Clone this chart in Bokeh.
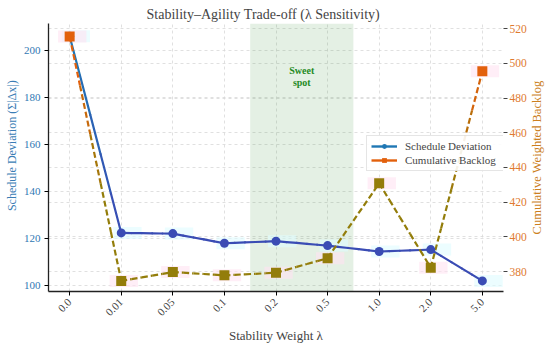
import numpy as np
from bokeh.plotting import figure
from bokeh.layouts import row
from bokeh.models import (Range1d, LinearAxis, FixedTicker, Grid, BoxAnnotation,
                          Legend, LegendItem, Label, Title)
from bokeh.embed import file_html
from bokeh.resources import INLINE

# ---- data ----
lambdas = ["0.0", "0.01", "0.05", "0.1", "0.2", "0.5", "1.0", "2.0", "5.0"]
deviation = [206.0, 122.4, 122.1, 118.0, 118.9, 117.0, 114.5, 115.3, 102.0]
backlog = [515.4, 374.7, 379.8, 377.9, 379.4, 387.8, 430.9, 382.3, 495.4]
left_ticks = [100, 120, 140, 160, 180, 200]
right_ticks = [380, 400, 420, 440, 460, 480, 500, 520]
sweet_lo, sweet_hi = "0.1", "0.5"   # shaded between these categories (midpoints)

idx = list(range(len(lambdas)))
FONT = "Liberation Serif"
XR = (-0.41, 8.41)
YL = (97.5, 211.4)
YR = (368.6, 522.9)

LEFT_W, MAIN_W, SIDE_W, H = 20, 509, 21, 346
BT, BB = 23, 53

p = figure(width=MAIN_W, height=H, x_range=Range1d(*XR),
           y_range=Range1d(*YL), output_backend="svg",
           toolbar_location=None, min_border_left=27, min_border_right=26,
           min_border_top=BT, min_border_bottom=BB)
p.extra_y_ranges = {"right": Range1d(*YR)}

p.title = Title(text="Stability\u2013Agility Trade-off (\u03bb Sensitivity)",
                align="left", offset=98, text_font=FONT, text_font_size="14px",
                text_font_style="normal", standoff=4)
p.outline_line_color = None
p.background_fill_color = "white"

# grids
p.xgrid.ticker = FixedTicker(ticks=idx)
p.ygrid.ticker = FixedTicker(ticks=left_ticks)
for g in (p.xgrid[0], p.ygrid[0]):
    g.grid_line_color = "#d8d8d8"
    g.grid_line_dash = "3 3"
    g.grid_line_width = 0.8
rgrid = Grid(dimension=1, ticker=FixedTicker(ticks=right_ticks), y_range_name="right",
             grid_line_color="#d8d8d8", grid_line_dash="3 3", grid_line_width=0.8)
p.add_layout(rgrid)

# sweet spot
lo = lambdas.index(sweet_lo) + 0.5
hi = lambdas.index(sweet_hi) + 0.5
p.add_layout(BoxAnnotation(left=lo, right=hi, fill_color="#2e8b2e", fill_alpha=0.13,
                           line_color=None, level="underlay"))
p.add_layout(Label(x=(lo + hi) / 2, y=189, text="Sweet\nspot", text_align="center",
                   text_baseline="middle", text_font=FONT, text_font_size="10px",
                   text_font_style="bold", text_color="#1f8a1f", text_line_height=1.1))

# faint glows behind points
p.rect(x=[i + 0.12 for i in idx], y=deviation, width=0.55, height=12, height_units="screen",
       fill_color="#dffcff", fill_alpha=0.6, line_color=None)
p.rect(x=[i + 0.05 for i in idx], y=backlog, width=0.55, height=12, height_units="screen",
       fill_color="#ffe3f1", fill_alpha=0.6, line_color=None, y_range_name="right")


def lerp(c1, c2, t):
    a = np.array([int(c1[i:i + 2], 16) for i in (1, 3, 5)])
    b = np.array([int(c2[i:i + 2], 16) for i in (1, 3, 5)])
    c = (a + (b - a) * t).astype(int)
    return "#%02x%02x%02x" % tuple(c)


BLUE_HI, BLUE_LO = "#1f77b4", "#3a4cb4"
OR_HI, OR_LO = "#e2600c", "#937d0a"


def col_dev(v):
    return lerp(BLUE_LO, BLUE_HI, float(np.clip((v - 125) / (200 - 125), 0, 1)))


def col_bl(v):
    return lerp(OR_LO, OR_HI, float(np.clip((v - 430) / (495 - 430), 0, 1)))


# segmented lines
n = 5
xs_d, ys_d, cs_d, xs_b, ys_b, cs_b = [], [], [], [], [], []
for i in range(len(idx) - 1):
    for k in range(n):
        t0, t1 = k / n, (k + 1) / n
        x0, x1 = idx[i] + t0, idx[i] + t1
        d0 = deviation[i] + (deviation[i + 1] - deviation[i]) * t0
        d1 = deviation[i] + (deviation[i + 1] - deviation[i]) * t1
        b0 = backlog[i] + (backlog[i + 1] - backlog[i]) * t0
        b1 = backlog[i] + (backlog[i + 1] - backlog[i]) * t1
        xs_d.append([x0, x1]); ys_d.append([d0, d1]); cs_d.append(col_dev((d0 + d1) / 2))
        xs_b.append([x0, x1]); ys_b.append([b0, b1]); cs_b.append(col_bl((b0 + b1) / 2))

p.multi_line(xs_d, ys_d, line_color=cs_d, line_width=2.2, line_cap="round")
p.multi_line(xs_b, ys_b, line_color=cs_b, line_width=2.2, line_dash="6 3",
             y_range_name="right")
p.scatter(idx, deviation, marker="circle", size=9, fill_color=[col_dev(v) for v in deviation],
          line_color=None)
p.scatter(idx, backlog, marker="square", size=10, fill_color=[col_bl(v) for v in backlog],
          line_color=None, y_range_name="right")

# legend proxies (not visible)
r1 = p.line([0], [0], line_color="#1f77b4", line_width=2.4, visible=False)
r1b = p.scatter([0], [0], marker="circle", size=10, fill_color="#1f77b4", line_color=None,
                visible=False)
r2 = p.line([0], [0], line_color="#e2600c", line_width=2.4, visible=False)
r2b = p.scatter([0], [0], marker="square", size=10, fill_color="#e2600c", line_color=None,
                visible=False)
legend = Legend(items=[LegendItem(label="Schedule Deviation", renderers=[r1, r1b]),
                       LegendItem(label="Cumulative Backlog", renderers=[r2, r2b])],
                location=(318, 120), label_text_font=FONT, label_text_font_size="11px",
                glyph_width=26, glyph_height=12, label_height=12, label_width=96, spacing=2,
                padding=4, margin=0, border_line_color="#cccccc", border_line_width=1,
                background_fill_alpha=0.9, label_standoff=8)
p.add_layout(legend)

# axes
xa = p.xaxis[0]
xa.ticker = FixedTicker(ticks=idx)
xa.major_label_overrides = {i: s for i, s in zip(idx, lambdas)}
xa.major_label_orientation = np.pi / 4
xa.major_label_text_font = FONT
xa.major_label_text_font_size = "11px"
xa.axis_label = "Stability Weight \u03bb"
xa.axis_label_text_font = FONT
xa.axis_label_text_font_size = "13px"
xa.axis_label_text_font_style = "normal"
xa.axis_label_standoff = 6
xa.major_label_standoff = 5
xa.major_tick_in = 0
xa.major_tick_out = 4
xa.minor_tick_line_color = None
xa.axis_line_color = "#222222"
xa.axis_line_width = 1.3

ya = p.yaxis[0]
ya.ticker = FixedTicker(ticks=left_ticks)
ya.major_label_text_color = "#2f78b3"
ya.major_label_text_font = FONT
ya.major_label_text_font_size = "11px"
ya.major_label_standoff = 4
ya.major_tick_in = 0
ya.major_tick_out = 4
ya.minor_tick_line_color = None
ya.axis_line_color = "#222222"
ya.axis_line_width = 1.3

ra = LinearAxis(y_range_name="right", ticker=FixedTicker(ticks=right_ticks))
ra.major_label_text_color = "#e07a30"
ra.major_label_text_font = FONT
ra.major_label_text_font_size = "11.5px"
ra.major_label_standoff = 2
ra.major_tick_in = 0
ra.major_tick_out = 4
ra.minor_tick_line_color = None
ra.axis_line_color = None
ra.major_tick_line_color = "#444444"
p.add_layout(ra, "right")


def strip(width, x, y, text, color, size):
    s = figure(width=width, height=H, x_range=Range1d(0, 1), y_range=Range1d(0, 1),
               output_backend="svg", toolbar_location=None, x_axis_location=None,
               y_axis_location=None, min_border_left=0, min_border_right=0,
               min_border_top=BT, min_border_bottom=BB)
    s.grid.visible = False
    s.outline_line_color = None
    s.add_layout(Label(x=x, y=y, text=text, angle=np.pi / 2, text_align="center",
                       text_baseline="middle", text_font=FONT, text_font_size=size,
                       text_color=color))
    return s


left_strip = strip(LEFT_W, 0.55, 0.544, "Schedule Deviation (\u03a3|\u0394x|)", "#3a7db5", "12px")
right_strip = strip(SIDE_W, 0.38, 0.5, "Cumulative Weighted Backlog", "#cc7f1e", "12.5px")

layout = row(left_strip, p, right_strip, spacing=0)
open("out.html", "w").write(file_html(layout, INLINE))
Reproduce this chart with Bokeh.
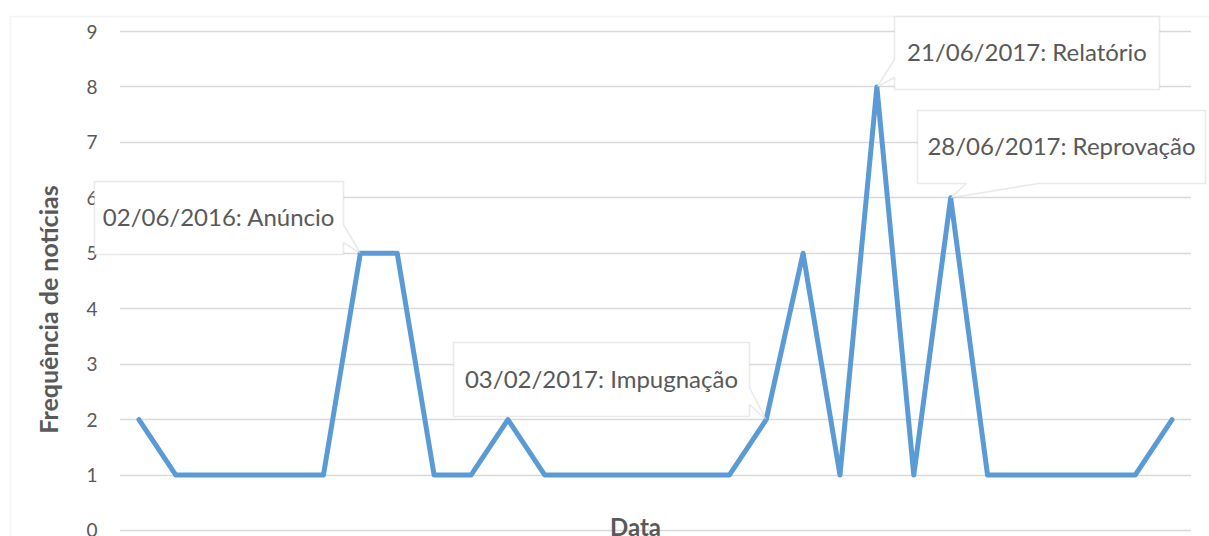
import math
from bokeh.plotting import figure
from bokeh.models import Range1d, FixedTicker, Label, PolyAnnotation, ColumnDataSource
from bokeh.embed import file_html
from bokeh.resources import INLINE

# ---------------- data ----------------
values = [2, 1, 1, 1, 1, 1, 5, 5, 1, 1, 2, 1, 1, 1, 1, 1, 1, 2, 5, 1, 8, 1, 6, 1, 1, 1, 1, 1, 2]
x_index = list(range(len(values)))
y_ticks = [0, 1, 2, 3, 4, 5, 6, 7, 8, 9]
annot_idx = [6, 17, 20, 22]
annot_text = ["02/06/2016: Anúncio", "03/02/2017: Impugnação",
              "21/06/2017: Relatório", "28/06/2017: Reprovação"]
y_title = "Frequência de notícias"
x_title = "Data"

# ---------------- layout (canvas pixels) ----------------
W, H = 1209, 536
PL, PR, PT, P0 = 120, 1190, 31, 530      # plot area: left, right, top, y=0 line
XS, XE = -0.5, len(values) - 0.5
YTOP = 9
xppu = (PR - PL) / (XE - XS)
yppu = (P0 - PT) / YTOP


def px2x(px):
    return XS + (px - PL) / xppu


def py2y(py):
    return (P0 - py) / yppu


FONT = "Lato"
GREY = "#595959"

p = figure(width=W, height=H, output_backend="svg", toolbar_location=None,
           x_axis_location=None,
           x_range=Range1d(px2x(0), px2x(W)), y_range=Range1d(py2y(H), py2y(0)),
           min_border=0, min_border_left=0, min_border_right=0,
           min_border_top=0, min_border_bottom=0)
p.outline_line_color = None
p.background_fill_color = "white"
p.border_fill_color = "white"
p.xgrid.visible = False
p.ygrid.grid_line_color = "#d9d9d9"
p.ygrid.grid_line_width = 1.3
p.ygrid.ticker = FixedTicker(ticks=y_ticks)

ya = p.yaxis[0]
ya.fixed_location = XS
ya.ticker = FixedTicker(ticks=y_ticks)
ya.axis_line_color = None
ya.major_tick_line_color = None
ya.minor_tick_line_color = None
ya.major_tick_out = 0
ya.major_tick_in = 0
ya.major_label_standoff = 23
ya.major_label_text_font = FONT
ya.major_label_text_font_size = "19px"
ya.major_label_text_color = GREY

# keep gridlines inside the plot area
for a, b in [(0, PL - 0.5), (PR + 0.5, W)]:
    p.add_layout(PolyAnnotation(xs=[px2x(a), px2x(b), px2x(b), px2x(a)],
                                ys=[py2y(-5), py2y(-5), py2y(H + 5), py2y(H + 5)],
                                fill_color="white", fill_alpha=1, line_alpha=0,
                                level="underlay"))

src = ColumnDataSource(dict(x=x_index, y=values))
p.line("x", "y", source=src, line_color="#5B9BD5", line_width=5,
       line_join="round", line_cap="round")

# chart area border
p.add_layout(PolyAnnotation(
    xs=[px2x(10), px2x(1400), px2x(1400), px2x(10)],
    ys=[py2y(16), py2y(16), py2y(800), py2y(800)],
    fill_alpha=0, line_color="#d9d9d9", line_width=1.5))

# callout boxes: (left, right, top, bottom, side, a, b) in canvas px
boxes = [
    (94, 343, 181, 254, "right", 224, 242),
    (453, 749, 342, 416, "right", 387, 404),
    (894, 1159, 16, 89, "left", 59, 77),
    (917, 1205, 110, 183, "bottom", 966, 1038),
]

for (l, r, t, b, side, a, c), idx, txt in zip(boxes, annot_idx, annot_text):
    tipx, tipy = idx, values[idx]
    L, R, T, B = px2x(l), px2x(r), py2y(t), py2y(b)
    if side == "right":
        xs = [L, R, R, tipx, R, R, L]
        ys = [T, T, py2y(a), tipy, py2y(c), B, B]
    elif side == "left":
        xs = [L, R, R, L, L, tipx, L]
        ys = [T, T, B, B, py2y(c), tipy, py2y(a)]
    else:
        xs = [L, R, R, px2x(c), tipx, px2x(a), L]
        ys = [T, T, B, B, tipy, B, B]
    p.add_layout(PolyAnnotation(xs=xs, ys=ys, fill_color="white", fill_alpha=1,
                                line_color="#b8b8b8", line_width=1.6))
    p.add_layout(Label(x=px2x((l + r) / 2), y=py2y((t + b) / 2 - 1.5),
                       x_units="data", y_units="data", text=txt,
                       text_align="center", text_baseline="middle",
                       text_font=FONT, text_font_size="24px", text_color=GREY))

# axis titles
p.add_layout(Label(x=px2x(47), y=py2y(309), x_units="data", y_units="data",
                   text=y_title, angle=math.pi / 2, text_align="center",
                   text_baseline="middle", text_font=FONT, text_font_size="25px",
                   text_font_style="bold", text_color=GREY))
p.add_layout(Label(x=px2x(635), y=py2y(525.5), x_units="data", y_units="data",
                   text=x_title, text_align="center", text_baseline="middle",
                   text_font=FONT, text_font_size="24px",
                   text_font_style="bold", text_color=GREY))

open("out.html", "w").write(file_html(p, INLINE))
━━━
Direction >> Begin with the line that contains "Reproduce this chart with Bokeh.", end with the line that contains "return XS + (px - PL) / xppu", and set down every line in that range exactly as it stands, minus the pictures.

Exercise response >>
Reproduce this chart with Bokeh.
import math
from bokeh.plotting import figure
from bokeh.models import Range1d, FixedTicker, Label, PolyAnnotation, ColumnDataSource
from bokeh.embed import file_html
from bokeh.resources import INLINE

# ---------------- data ----------------
values = [2, 1, 1, 1, 1, 1, 5, 5, 1, 1, 2, 1, 1, 1, 1, 1, 1, 2, 5, 1, 8, 1, 6, 1, 1, 1, 1, 1, 2]
x_index = list(range(len(values)))
y_ticks = [0, 1, 2, 3, 4, 5, 6, 7, 8, 9]
annot_idx = [6, 17, 20, 22]
annot_text = ["02/06/2016: Anúncio", "03/02/2017: Impugnação",
              "21/06/2017: Relatório", "28/06/2017: Reprovação"]
y_title = "Frequência de notícias"
x_title = "Data"

# ---------------- layout (canvas pixels) ----------------
W, H = 1209, 536
PL, PR, PT, P0 = 120, 1190, 31, 530      # plot area: left, right, top, y=0 line
XS, XE = -0.5, len(values) - 0.5
YTOP = 9
xppu = (PR - PL) / (XE - XS)
yppu = (P0 - PT) / YTOP


def px2x(px):
    return XS + (px - PL) / xppu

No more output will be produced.